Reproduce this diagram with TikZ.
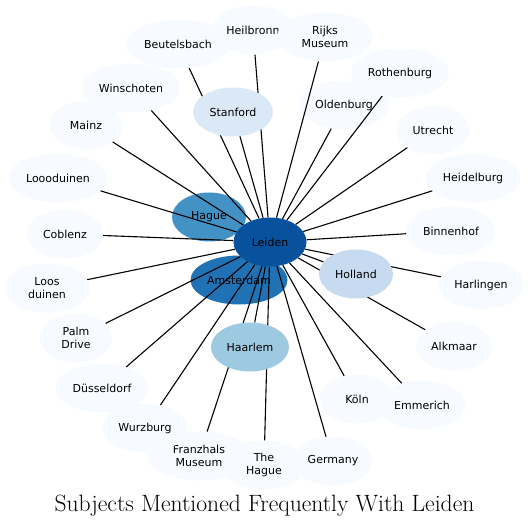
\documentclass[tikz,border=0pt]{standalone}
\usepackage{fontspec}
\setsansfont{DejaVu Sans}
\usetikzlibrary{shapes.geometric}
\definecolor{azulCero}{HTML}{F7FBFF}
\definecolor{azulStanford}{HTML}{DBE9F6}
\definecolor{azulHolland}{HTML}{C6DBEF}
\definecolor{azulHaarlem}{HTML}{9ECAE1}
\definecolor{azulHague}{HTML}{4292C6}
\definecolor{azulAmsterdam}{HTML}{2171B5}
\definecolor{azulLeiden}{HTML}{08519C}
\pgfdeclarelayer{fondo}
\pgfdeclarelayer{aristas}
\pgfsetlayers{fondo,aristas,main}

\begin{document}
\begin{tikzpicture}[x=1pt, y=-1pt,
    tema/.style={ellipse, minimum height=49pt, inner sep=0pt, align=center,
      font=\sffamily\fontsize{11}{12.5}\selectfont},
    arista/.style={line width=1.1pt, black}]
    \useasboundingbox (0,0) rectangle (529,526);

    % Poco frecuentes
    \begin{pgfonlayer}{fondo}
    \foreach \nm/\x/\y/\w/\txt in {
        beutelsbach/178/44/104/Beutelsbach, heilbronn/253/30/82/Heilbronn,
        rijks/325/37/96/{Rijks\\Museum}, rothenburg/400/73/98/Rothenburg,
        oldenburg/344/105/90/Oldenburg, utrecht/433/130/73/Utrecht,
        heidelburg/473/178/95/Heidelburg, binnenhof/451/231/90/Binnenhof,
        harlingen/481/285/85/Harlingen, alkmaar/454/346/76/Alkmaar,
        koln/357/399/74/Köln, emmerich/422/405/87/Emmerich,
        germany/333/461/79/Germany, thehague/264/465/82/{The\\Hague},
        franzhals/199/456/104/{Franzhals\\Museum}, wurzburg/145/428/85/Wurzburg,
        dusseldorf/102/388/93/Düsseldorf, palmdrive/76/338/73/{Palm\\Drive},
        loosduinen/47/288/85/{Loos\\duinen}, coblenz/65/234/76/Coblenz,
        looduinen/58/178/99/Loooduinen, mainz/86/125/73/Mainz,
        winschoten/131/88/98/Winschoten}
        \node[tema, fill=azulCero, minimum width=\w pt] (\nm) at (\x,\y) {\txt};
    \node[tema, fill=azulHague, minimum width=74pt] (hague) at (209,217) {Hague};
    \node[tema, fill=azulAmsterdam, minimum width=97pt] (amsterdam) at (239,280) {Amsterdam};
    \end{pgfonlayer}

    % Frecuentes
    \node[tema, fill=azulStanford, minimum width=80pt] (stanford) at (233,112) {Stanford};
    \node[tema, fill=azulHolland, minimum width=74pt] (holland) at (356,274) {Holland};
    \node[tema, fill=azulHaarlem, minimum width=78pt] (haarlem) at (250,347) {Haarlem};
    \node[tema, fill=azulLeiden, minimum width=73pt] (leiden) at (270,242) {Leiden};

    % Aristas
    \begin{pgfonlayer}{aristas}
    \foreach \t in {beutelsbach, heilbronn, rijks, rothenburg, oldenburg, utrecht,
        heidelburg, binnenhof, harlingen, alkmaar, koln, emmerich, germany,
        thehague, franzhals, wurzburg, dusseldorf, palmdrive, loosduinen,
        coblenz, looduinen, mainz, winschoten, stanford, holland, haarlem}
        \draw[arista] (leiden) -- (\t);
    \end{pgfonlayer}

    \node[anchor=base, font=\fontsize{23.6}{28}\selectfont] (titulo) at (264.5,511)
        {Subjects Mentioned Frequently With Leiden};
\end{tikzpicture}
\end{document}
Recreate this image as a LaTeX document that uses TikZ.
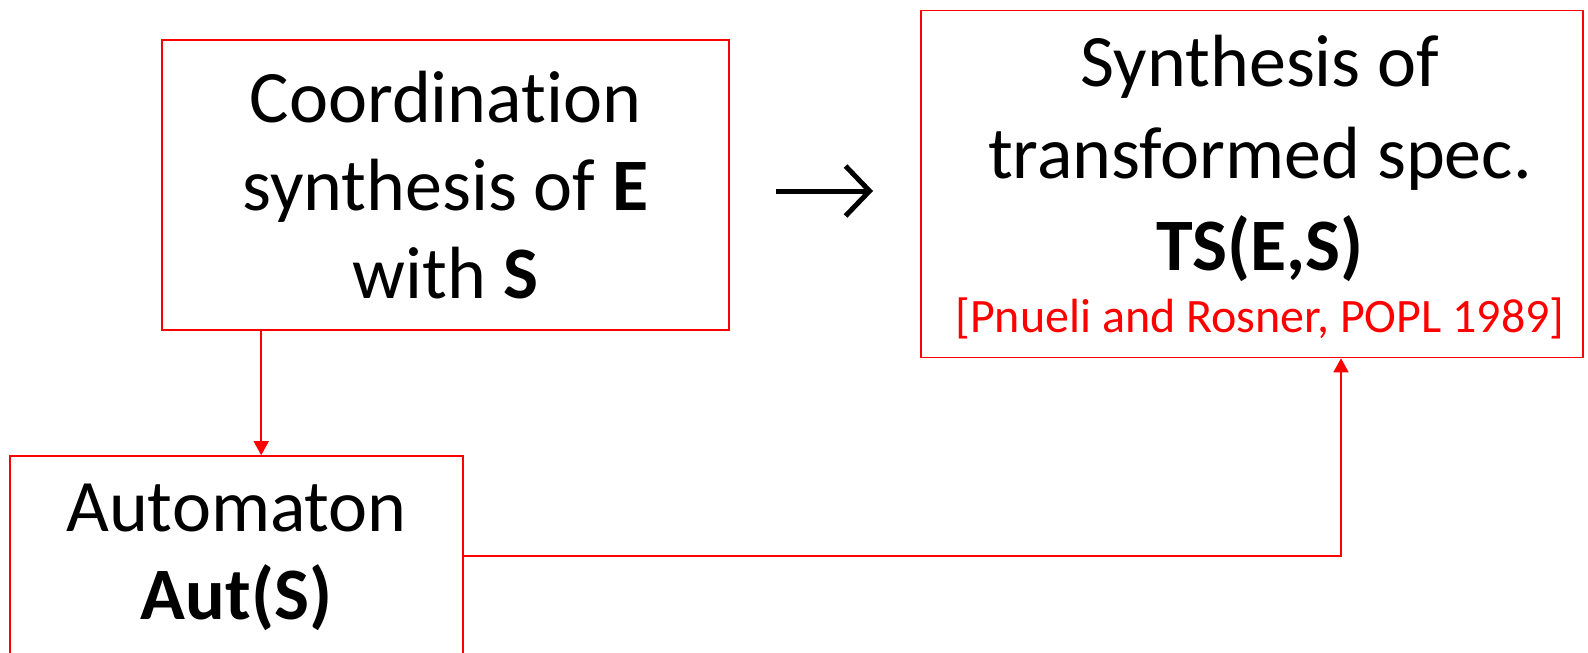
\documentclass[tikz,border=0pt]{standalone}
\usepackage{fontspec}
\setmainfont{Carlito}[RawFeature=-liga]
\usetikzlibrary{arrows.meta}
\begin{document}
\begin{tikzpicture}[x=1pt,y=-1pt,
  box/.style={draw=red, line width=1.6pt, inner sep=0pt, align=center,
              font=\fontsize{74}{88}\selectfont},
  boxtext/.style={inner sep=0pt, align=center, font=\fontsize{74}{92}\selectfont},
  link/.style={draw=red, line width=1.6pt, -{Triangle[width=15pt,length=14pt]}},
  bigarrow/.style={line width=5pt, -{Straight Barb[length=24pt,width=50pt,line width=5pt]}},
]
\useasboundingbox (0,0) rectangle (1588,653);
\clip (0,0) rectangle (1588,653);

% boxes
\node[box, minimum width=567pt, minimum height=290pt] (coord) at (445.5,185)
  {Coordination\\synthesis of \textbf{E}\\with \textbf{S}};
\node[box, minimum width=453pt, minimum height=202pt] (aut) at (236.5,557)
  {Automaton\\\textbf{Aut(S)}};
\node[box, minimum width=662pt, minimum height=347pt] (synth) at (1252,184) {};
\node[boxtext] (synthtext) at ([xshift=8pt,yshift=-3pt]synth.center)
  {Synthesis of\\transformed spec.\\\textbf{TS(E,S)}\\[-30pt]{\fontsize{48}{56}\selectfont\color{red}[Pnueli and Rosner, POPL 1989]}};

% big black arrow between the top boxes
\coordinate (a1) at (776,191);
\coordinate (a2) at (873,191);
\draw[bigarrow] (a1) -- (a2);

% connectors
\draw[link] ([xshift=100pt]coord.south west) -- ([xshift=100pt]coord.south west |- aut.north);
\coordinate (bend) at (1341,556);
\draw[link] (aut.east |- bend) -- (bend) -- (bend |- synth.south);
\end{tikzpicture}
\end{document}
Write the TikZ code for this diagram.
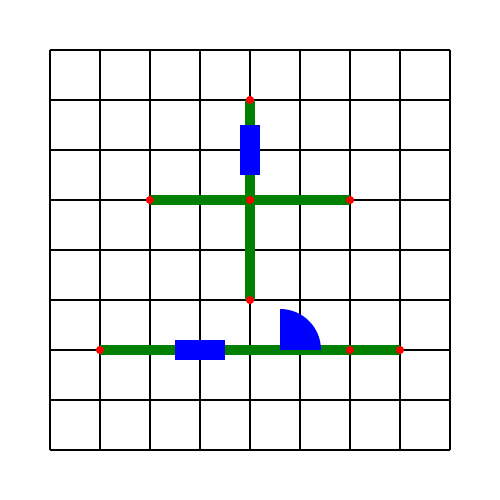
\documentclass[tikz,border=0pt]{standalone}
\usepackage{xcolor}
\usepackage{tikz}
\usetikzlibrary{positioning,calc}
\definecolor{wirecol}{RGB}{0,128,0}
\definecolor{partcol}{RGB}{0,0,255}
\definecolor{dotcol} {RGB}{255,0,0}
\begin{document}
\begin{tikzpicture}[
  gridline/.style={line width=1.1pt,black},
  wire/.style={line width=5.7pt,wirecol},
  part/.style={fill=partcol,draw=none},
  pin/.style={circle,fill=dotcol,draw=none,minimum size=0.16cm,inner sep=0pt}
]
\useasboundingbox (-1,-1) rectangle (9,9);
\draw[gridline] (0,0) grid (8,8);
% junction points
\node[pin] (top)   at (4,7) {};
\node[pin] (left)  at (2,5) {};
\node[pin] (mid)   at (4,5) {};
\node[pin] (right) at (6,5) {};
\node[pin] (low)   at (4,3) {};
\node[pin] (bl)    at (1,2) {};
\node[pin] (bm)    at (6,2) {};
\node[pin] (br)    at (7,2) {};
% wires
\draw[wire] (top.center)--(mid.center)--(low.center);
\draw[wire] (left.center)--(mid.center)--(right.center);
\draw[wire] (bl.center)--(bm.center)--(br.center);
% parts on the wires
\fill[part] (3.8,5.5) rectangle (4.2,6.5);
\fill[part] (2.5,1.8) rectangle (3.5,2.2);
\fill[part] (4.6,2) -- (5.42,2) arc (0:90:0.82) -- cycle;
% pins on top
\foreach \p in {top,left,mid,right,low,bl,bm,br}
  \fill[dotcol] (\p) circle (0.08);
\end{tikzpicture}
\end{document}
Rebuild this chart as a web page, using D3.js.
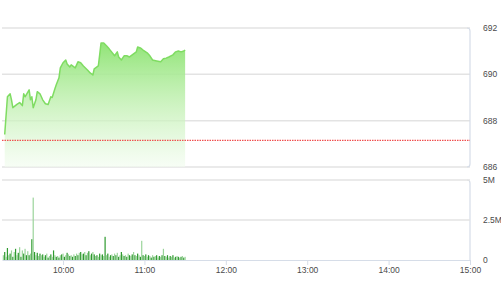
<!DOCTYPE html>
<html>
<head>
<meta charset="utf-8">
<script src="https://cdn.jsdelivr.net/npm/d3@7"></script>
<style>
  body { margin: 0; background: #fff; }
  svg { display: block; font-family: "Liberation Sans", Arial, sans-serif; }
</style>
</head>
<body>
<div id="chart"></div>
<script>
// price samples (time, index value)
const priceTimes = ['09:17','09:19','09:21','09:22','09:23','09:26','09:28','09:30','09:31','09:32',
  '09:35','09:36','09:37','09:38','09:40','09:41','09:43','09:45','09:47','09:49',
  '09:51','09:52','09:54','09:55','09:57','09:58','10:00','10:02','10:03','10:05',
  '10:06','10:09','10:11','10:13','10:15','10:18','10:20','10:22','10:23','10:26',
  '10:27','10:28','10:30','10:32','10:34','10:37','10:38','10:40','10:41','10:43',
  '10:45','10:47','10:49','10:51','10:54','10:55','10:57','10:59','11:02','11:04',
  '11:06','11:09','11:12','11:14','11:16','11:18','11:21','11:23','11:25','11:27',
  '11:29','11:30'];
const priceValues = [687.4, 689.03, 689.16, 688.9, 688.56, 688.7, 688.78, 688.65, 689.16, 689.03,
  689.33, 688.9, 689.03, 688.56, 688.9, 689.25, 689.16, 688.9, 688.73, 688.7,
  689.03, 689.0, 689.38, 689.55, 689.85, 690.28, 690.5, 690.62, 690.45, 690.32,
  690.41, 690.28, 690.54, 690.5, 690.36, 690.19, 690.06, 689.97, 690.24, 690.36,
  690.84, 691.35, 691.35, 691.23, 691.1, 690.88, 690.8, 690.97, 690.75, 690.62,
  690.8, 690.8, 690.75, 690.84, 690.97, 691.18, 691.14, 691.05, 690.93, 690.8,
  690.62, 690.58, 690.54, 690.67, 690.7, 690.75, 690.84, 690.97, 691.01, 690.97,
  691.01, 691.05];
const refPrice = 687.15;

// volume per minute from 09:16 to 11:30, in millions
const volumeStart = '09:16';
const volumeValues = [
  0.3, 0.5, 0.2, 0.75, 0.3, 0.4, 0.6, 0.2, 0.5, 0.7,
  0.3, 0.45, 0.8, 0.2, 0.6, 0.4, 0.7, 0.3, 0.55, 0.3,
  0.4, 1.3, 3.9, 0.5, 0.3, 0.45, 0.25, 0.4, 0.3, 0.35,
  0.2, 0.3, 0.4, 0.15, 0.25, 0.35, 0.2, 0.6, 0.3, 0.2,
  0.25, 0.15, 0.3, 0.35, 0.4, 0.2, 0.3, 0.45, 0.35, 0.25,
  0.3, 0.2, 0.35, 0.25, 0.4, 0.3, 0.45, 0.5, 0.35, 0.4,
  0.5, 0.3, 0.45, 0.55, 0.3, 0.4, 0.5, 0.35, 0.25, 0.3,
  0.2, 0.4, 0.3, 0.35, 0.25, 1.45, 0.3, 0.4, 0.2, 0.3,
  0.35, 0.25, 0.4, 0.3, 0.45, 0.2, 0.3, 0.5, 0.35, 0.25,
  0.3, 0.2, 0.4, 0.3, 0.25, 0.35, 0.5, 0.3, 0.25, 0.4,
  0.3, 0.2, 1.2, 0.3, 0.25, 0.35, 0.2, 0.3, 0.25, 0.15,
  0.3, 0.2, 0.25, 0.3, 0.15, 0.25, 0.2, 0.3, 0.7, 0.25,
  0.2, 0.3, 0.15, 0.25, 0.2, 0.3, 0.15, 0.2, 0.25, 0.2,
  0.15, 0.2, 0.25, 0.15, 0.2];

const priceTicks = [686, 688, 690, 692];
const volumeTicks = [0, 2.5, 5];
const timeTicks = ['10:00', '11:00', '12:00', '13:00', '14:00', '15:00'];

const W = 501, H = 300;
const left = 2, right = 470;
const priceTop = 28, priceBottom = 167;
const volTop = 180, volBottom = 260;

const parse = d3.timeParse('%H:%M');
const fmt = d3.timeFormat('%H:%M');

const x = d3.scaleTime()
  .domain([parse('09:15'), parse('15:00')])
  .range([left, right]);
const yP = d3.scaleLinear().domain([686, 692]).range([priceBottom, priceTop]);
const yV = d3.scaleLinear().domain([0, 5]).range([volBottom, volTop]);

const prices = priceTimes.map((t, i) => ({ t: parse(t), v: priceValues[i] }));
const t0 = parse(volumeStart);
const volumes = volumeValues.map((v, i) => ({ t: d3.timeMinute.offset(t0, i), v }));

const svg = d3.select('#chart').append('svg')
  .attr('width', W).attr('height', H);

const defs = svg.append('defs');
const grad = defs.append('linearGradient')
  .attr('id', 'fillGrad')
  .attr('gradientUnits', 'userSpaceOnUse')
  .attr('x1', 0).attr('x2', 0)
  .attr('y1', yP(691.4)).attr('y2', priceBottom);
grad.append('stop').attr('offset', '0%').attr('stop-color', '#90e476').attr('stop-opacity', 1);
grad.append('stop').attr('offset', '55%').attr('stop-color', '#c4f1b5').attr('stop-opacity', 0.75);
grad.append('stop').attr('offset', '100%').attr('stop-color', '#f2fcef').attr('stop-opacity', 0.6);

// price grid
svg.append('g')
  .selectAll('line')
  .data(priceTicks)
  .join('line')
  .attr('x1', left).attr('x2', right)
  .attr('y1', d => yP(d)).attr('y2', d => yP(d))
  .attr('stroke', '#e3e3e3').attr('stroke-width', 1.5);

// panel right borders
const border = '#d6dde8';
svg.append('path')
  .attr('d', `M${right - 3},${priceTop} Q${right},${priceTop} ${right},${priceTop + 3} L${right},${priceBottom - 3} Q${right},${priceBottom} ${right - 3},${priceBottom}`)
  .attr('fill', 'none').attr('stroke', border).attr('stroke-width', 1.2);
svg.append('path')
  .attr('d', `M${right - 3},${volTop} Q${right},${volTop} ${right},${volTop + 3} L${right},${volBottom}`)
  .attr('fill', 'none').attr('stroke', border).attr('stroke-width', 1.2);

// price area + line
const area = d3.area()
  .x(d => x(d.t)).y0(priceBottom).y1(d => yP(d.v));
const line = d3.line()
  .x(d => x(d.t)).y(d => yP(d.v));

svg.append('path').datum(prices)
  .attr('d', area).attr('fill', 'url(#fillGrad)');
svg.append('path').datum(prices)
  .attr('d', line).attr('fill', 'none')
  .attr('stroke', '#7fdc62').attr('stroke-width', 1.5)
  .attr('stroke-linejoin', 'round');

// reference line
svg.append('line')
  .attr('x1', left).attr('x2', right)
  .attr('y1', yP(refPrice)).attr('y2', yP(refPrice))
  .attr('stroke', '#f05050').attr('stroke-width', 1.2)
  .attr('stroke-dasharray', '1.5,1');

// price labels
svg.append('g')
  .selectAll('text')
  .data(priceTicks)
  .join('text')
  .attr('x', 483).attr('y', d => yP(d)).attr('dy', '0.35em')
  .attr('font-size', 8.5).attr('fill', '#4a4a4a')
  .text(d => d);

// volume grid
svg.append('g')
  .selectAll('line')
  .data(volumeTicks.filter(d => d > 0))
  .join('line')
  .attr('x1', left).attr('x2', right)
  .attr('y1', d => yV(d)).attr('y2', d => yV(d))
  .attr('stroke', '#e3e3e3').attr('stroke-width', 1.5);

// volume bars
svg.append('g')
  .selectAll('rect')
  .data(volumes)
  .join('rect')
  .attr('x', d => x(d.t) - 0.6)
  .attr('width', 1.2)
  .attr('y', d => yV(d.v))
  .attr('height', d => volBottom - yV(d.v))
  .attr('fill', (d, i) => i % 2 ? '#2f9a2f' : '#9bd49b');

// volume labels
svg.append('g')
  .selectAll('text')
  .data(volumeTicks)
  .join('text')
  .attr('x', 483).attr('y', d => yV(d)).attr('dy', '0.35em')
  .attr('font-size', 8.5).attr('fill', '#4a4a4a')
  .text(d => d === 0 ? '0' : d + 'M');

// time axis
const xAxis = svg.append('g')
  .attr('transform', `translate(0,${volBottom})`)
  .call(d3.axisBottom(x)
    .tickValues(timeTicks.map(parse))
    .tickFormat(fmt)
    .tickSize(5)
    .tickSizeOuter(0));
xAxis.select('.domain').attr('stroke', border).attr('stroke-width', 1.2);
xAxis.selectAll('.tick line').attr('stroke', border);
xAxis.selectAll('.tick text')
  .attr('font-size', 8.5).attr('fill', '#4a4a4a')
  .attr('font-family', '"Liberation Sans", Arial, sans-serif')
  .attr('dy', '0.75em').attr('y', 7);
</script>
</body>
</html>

§ §

Work to do
Pictures do not belong in the copy. Reproduce exactly the lines from the one with "Recreate this image" to the one with "and Rosner, POPL", both lines included.

Solution
Recreate this image as a LaTeX document that uses TikZ.
\documentclass[tikz,border=0pt]{standalone}
\usepackage{fontspec}
\setmainfont{Carlito}[RawFeature=-liga]
\usetikzlibrary{arrows.meta}
\begin{document}
\begin{tikzpicture}[x=1pt,y=-1pt,
  box/.style={draw=red, line width=1.6pt, inner sep=0pt, align=center,
              font=\fontsize{74}{88}\selectfont},
  boxtext/.style={inner sep=0pt, align=center, font=\fontsize{74}{92}\selectfont},
  link/.style={draw=red, line width=1.6pt, -{Triangle[width=15pt,length=14pt]}},
  bigarrow/.style={line width=5pt, -{Straight Barb[length=24pt,width=50pt,line width=5pt]}},
]
\useasboundingbox (0,0) rectangle (1588,653);
\clip (0,0) rectangle (1588,653);

% boxes
\node[box, minimum width=567pt, minimum height=290pt] (coord) at (445.5,185)
  {Coordination\\synthesis of \textbf{E}\\with \textbf{S}};
\node[box, minimum width=453pt, minimum height=202pt] (aut) at (236.5,557)
  {Automaton\\\textbf{Aut(S)}};
\node[box, minimum width=662pt, minimum height=347pt] (synth) at (1252,184) {};
\node[boxtext] (synthtext) at ([xshift=8pt,yshift=-3pt]synth.center)
  {Synthesis of\\transformed spec.\\\textbf{TS(E,S)}\\[-30pt]{\fontsize{48}{56}\selectfont\color{red}[Pnueli and Rosner, POPL 1989]}};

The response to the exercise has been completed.